I found a way to build CLBLAS with single precision option. It is: in CMakeLists.txt

set(OPENCL_INCLUDE_DIRS ~/Desktop/GPGPU/Vortex_GPGPU/tools_vortex_v2.2/pocl/include)
set(OPENCL_LIBRARIES ~/Desktop/GPGPU/Vortex_GPGPU/tools_vortex_v2.2/pocl/lib/libOpenCL.so)

and give manual build option -cl-single-precision-constant to clBuildProgram in /library/blas/xgemm.cc:

clProgram = clCreateProgramWithSource(
        clContext,
        1, &kernelSource,
        NULL, &err );
      CL_CHECK(err)
      err = clBuildProgram(
        clProgram,
        1, &clDevice,
        "-cl-single-precision-constant", NULL, NULL );
      if (err != CL_SUCCESS) {
        printf("clBuildProgram Failed\n");
        printf("err = %d\n", err);

        size_t len = 0;
        clGetProgramBuildInfo(clProgram, clDevice, CL_PROGRAM_BUILD_LOG, 0, NULL, &len);
        char* buildLog = new char[len];
        clGetProgramBuildInfo(clProgram, clDevice, CL_PROGRAM_BUILD_LOG, len*sizeof(char), buildLog, 0);
        printf("\nBuild Log:\n\n");
        printf("%s\n", buildLog);
      }
      CL_CHECK(err)
    }

now sample sgemm.c test program gives same error without warnings about double precision:

Starting program: ~/Vortex_OpenCL/sgemm/sgemm 
[Thread debugging using libthread_db enabled]
Using host libthread_db library "/usr/lib/x86_64-linux-gnu/libthread_db.so.1".
sgemm_Col_NN_B1_3x2x4
makeGemmKernel: Creating program from source
clBuildProgram Failed
err = -11

Build Log:

Error(s) while linking: 
Cannot find symbol _Z13_cl_mem_fencej in kernel library
Device Vortex OpenGPU failed to build the program

OpenCL error -11 on line 256 of ~/Desktop/CLBLAS/Vortex/clBLAS-2.12-sowson/src/library/blas/xgemm.cc
sgemm: ~/Desktop/CLBLAS/Vortex/clBLAS-2.12-sowson/src/library/blas/xgemm.cc:256: void makeGemmKernel(_cl_kernel**, cl_command_queue, const char*, const char*, const unsigned char**, size_t*, const char*): Assertion `false' failed.
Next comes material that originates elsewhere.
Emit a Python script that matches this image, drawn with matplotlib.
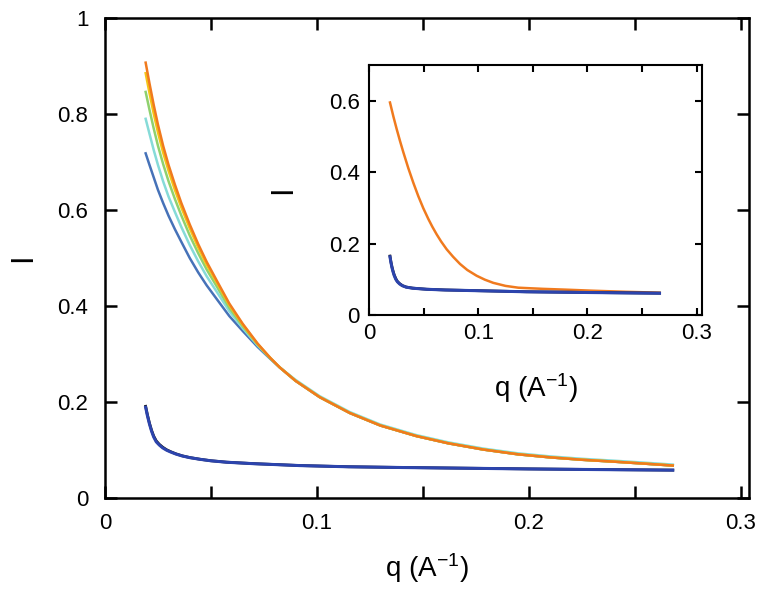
import matplotlib
matplotlib.use("Agg")
import matplotlib.pyplot as plt
from matplotlib.ticker import MultipleLocator

plt.rcParams['font.family'] = ['Liberation Sans', 'DejaVu Sans']
plt.rcParams['mathtext.default'] = 'regular'

# ---- main panel data ----
q_hi = [0.0192, 0.021, 0.023, 0.025, 0.0275, 0.030, 0.033, 0.036, 0.040, 0.044,
        0.048, 0.053, 0.0587, 0.065, 0.072, 0.078, 0.0825,
        0.090, 0.1014, 0.1156, 0.130, 0.147, 0.162, 0.1785, 0.195, 0.21, 0.225,
        0.2414, 0.255, 0.268]
tail = [0.244, 0.210, 0.177, 0.151, 0.129, 0.114, 0.101, 0.091, 0.0847, 0.0797,
        0.0754, 0.0715, 0.0676]
tail_cyan = [0.246, 0.212, 0.179, 0.153, 0.131, 0.116, 0.103, 0.093, 0.0867, 0.0817,
             0.0774, 0.0735, 0.0696]
I_orange = [0.907, 0.864, 0.819, 0.778, 0.733, 0.694, 0.653, 0.615, 0.570, 0.529,
            0.492, 0.451, 0.405, 0.363, 0.322, 0.292, 0.272] + tail
I_yellow = [0.885, 0.844, 0.801, 0.762, 0.719, 0.682, 0.642, 0.606, 0.562, 0.522,
            0.486, 0.447, 0.402, 0.361, 0.321, 0.292, 0.272] + tail
I_green = [0.846, 0.809, 0.770, 0.734, 0.695, 0.660, 0.623, 0.589, 0.547, 0.510,
           0.476, 0.439, 0.396, 0.358, 0.320, 0.291, 0.272] + tail
I_cyan = [0.790, 0.759, 0.725, 0.694, 0.659, 0.628, 0.596, 0.565, 0.527, 0.493,
          0.462, 0.428, 0.389, 0.354, 0.318, 0.291, 0.272] + tail_cyan
I_steel = [0.718, 0.694, 0.668, 0.642, 0.614, 0.588, 0.560, 0.534, 0.500, 0.470,
           0.443, 0.413, 0.379, 0.348, 0.315, 0.290, 0.272] + tail

q_lo = [0.0192, 0.0200, 0.0210, 0.0220, 0.0230, 0.0242, 0.0256, 0.0272, 0.0291, 0.031,
        0.0335, 0.0365, 0.0401, 0.045, 0.050, 0.0574, 0.07, 0.092, 0.115, 0.14,
        0.17, 0.2, 0.23, 0.268]
I_blue = [0.189, 0.172, 0.154, 0.139, 0.127, 0.117, 0.1105, 0.1045, 0.0995, 0.0958,
          0.0915, 0.0875, 0.084, 0.0805, 0.0775, 0.0745, 0.0715, 0.0675, 0.065, 0.0635,
          0.062, 0.0605, 0.0593, 0.058]
I_black = [0.191, 0.174, 0.156, 0.141, 0.129, 0.119, 0.112, 0.106, 0.1005, 0.0965,
           0.092, 0.0878, 0.0842, 0.0806, 0.0776, 0.0746, 0.0716, 0.0676, 0.0651, 0.0636,
           0.0621, 0.0606, 0.0594, 0.0581]

# ---- inset data ----
q_in_o = [0.0192, 0.0223, 0.0253, 0.0284, 0.0314, 0.036, 0.0406, 0.0451, 0.0497, 0.0543,
          0.058, 0.0619, 0.066, 0.0711, 0.077, 0.0833, 0.090, 0.0985, 0.106, 0.1138,
          0.125, 0.1366, 0.148, 0.1595, 0.18, 0.205, 0.235, 0.266]
I_in_o = [0.595, 0.556, 0.521, 0.487, 0.456, 0.411, 0.370, 0.333, 0.299, 0.269,
          0.247, 0.226, 0.206, 0.184, 0.163, 0.143, 0.126, 0.110, 0.099, 0.090,
          0.0815, 0.0765, 0.0748, 0.0732, 0.071, 0.068, 0.065, 0.0625]
q_in_b = [0.0192, 0.020, 0.021, 0.022, 0.023, 0.0245, 0.026, 0.028, 0.0305, 0.034,
          0.040, 0.0528, 0.07, 0.1, 0.144, 0.2, 0.266]
I_in_b = [0.163, 0.148, 0.133, 0.121, 0.111, 0.100, 0.093, 0.087, 0.082, 0.078,
          0.075, 0.072, 0.070, 0.068, 0.065, 0.063, 0.061]
I_in_k = [0.165, 0.150, 0.135, 0.123, 0.113, 0.102, 0.094, 0.088, 0.0825, 0.0783,
          0.0752, 0.0721, 0.0701, 0.0681, 0.0651, 0.0631, 0.0611]

c_orange = '#f07a1e'
c_yellow = '#f5c518'
c_green = '#8fd16e'
c_cyan = '#86dbd8'
c_steel = '#4672b8'
c_blue = '#2c44ad'
c_black = '#141414'

xlab = 'q (A$^{-1}$)'

fig = plt.figure(figsize=(7.64, 5.92), dpi=100)
ax = fig.add_axes([0.1374, 0.1588, 0.843, 0.8108])

ax.plot(q_hi, I_steel, color=c_steel, lw=1.8)
ax.plot(q_hi, I_cyan, color=c_cyan, lw=1.8)
ax.plot(q_hi, I_green, color=c_green, lw=1.8)
ax.plot(q_hi, I_yellow, color=c_yellow, lw=1.8)
ax.plot(q_hi, I_orange, color=c_orange, lw=1.8)
ax.plot(q_lo, I_black, color=c_black, lw=2.0)
ax.plot(q_lo, I_blue, color=c_blue, lw=2.2)

ax.set_xlim(0, 0.304)
ax.set_ylim(0, 1)
ax.set_xticks([0, 0.1, 0.2, 0.3])
ax.set_xticklabels(['0', '0.1', '0.2', '0.3'])
ax.xaxis.set_minor_locator(MultipleLocator(0.05))
ax.set_yticks([0, 0.2, 0.4, 0.6, 0.8, 1.0])
ax.set_yticklabels(['0', '0.2', '0.4', '0.6', '0.8', '1'])
ax.tick_params(which='both', direction='in', top=True, right=True,
               length=8.5, width=1.8, labelsize=16)
ax.tick_params(axis='x', pad=10.5)
ax.tick_params(axis='y', pad=12)
for s in ax.spines.values():
    s.set_linewidth(1.8)
ax.set_xlabel(xlab, fontsize=20, va='center')
ax.xaxis.set_label_coords(0.5, -0.146)
ax.set_ylabel('I', fontsize=22, va='center')
ax.yaxis.set_label_coords(-0.127, 0.5)

# ---- inset ----
ax2 = fig.add_axes([0.483, 0.4679, 0.436, 0.4223])
ax2.plot(q_in_o, I_in_o, color=c_orange, lw=1.8)
ax2.plot(q_in_b, I_in_k, color=c_black, lw=2.0)
ax2.plot(q_in_b, I_in_b, color=c_blue, lw=2.2)
ax2.set_xlim(0, 0.305)
ax2.set_ylim(0, 0.7)
ax2.set_xticks([0, 0.1, 0.2, 0.3])
ax2.set_xticklabels(['0', '0.1', '0.2', '0.3'])
ax2.xaxis.set_minor_locator(MultipleLocator(0.05))
ax2.set_yticks([0, 0.2, 0.4, 0.6])
ax2.set_yticklabels(['0', '0.2', '0.4', '0.6'])
ax2.tick_params(which='both', direction='in', top=True, right=True,
                length=5, width=1.5, labelsize=16)
ax2.tick_params(axis='x', pad=6)
ax2.tick_params(axis='y', pad=6.5)
for s in ax2.spines.values():
    s.set_linewidth(1.5)
ax2.set_xlabel(xlab, fontsize=20, va='center')
ax2.xaxis.set_label_coords(0.5, -0.292)
ax2.set_ylabel('I', fontsize=22, va='center')
ax2.yaxis.set_label_coords(-0.258, 0.5)

fig.savefig('out.png', dpi=100)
So actual error is Cannot find symbol _Z13_cl_mem_fencej in kernel library. However there is sample sgemm example in Vortex repo. It includes a command

barrier(CLK_LOCAL_MEM_FENCE);

successfully compiles and runs it. I think Vortex has no problem with MEM_FENCE(Idk whatever it is). Where this _cl_mem_fence comes from in CLBLAS xgemm.cc? Do you have any idea about how to resolve it?

msaideroglu commented 6 days ago

I found the source of error. My OpenCL implements barrier(CLK_LOCAL_MEM_FENCE) but not mem_fence(CLK_LOCAL_MEM_FENCE). mem_fence(CLK_LOCAL_MEM_FENCE) gives Cannot find symbol _Z13_cl_mem_fencej in kernel library. The error is coming from mem_fence(CLK_LOCAL_MEM_FENCE) in CLBLAS kernels. It seems deprecated from OpenCL2.0 according to Wiki page of OpenCL. However my OpenCL version is 1.2. Any idea how to resolve it?